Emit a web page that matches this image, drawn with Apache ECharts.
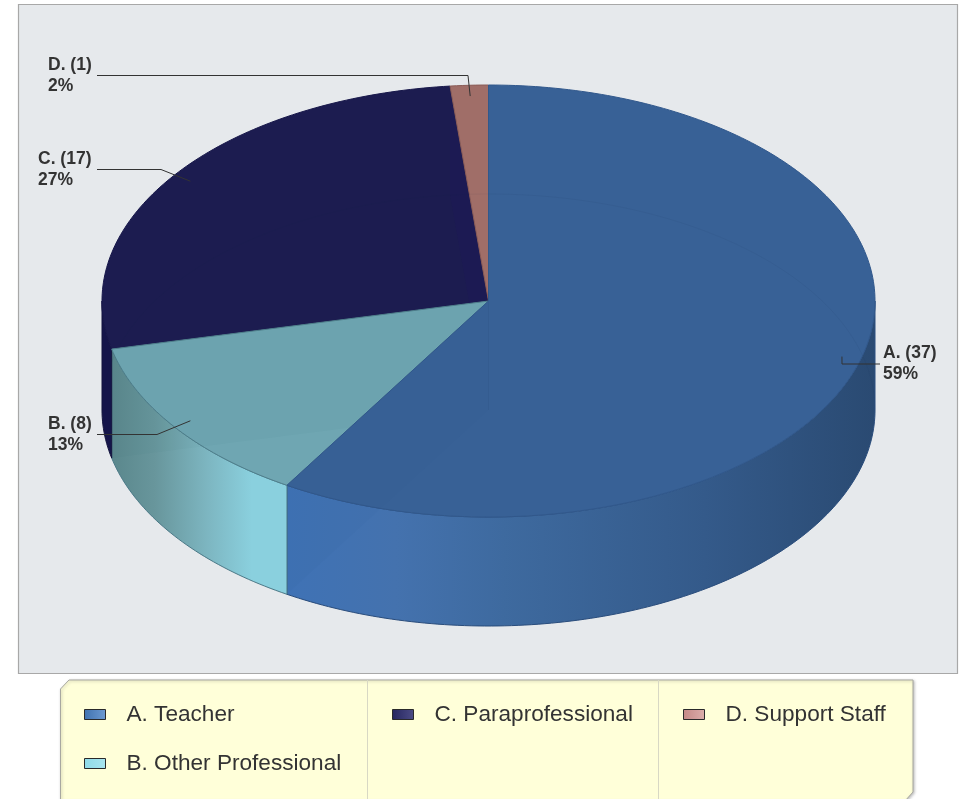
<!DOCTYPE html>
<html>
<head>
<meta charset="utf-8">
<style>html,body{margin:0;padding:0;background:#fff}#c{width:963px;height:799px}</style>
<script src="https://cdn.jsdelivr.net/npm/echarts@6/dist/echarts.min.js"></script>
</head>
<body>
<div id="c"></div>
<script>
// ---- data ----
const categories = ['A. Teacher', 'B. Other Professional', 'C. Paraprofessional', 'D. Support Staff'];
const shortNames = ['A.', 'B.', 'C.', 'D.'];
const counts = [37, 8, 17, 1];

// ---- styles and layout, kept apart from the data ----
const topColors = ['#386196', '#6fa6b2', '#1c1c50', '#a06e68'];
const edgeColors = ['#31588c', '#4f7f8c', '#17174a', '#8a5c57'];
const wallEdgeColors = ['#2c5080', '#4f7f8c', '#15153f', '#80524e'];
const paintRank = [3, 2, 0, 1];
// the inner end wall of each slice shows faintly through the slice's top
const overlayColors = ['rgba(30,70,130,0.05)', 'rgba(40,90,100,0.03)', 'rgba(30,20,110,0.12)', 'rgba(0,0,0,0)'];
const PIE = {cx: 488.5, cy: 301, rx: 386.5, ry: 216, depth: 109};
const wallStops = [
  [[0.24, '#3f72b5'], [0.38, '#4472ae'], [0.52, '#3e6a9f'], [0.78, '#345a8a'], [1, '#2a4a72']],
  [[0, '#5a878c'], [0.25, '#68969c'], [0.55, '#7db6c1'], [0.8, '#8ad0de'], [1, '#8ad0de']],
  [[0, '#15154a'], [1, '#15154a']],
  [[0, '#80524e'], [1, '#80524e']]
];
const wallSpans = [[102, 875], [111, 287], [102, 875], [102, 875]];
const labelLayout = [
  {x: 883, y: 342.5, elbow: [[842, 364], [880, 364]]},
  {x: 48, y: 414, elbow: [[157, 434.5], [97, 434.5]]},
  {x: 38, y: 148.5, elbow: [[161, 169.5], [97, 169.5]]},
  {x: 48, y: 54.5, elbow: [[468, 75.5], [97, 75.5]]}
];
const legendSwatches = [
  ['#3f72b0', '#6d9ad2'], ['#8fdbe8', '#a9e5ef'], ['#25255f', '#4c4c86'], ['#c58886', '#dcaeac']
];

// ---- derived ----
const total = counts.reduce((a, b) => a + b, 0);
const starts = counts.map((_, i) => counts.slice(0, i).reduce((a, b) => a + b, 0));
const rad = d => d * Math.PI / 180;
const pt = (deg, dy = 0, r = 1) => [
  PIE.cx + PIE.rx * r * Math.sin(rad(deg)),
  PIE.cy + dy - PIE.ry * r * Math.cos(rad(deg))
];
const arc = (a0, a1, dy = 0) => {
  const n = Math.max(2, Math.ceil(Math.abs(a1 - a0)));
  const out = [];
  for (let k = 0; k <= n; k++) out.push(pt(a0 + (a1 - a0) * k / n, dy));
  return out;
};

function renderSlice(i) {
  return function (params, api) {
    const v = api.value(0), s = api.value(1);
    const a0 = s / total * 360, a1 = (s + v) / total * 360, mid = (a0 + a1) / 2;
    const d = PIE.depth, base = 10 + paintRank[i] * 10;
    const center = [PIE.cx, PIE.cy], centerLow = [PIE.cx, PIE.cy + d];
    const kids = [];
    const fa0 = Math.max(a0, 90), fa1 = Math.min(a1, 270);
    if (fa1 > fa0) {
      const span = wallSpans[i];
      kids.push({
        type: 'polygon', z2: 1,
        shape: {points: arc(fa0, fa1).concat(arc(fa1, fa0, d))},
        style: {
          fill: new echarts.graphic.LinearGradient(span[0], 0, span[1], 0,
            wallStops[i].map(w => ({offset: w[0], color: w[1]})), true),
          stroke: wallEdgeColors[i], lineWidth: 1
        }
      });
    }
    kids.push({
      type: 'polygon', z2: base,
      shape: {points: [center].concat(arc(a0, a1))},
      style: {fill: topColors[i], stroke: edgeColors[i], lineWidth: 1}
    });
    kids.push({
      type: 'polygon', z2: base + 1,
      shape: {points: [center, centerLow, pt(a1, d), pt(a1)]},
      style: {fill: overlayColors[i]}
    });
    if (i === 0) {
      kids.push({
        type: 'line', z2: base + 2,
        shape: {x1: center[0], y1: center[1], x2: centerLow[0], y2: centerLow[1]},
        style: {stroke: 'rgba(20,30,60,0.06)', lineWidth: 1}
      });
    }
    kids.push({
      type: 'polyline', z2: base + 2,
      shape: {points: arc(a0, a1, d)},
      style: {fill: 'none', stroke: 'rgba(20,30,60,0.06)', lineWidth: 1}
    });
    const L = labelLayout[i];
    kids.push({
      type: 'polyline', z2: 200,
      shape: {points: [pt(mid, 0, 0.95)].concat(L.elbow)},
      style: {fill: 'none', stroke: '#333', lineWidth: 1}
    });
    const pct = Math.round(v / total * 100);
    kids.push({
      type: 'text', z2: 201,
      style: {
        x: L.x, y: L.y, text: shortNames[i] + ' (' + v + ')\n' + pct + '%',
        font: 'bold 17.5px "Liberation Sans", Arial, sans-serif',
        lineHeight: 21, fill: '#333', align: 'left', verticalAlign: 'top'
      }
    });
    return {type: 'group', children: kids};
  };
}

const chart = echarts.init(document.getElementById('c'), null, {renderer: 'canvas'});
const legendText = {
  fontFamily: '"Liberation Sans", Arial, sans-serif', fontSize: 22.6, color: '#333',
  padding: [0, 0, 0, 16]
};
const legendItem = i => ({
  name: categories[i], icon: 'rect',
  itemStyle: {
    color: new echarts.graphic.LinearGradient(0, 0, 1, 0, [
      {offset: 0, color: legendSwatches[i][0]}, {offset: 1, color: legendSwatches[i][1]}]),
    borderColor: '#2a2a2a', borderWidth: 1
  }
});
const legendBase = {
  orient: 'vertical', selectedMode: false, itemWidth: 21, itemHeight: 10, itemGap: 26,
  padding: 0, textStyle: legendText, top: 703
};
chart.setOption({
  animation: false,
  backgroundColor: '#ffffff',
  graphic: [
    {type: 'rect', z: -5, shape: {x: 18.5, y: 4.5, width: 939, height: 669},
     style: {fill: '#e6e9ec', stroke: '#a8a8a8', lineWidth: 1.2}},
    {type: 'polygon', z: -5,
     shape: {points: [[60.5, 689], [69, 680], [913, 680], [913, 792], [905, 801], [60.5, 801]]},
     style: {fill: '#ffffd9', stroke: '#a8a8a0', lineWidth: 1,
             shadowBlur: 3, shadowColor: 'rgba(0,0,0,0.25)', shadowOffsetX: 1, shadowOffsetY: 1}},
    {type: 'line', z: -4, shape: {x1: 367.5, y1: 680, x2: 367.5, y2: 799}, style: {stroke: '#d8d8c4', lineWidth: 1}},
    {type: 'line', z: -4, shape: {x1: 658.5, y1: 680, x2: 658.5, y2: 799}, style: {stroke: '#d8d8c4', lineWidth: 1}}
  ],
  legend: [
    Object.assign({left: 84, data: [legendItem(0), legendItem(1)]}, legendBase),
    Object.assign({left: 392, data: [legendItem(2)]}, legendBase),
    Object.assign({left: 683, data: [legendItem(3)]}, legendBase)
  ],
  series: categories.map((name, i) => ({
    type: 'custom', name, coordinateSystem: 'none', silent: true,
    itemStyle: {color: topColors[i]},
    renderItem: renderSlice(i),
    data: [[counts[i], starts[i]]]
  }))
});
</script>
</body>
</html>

▬▬▬▬▬▬

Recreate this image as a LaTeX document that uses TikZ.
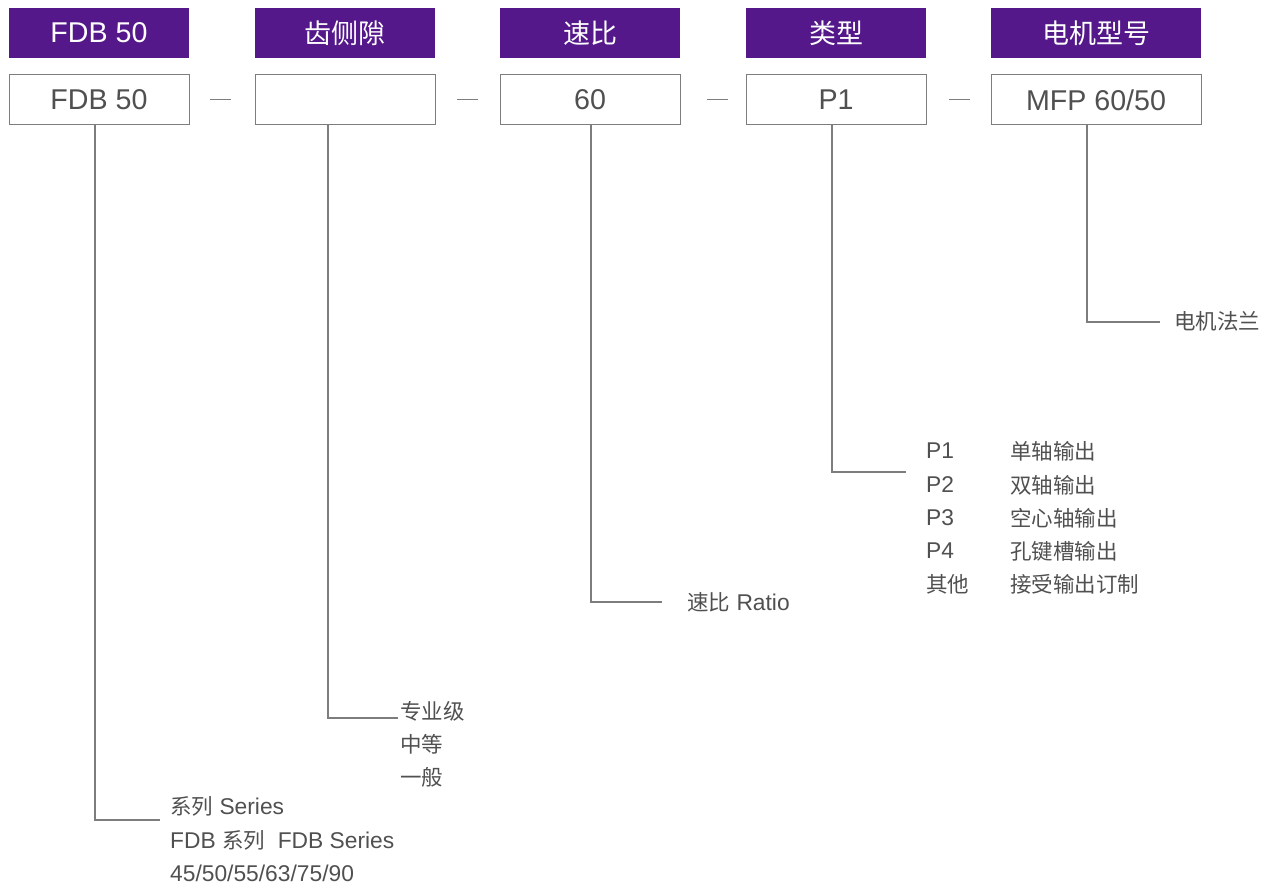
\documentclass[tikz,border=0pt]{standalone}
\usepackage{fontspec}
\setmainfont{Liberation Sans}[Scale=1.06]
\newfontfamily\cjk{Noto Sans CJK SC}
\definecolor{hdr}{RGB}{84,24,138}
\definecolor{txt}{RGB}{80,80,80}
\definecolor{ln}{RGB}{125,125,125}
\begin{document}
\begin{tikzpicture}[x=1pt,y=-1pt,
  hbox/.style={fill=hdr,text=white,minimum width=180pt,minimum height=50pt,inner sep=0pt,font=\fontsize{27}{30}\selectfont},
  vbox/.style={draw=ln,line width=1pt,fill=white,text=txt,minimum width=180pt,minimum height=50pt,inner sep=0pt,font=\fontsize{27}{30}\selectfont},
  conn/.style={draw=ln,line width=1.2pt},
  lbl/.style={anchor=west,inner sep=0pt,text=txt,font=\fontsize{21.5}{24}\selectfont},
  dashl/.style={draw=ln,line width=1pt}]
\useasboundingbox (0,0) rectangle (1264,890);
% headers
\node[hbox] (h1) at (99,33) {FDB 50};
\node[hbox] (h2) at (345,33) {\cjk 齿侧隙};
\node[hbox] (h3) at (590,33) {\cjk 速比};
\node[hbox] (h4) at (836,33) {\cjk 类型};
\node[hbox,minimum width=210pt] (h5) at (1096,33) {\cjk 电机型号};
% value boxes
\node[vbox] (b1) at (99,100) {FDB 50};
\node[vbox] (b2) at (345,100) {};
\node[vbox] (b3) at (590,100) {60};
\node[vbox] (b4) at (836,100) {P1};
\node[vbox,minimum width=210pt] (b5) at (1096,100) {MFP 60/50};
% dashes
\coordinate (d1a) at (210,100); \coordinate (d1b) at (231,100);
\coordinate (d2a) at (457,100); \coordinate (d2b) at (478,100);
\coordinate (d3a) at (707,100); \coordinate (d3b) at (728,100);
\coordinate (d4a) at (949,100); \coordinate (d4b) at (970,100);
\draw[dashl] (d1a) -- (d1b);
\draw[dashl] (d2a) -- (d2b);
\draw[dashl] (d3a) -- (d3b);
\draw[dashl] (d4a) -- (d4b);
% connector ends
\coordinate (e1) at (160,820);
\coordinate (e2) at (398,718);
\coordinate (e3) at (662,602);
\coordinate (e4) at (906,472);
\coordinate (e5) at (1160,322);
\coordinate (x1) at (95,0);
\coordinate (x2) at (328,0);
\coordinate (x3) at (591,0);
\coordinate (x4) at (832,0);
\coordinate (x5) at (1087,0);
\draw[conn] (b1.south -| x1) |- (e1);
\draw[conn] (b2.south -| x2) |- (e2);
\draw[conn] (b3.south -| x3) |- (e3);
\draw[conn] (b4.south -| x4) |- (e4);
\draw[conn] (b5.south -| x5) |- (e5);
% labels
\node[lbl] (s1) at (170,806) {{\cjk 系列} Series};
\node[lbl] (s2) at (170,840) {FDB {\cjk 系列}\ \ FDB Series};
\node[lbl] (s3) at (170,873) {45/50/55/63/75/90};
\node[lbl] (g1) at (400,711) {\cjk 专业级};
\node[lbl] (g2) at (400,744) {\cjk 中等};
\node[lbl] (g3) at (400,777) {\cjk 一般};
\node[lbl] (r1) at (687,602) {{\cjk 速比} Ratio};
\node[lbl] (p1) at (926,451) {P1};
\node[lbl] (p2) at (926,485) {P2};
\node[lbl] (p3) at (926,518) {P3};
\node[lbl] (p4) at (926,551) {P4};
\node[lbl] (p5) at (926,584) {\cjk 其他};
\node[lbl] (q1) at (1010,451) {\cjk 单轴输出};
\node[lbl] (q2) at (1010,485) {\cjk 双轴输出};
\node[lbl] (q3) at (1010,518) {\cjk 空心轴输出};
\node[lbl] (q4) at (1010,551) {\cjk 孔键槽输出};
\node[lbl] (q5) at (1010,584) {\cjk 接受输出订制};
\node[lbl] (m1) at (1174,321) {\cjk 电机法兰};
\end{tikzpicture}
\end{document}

▬▬▬▬▬▬

- SHORT PROBLEM -
Return a copy of every line that includes the word "this".

- RESPONSE -
Emit a web page that matches this image, drawn with Apache ECharts.
Recreate this image as a LaTeX document that uses TikZ.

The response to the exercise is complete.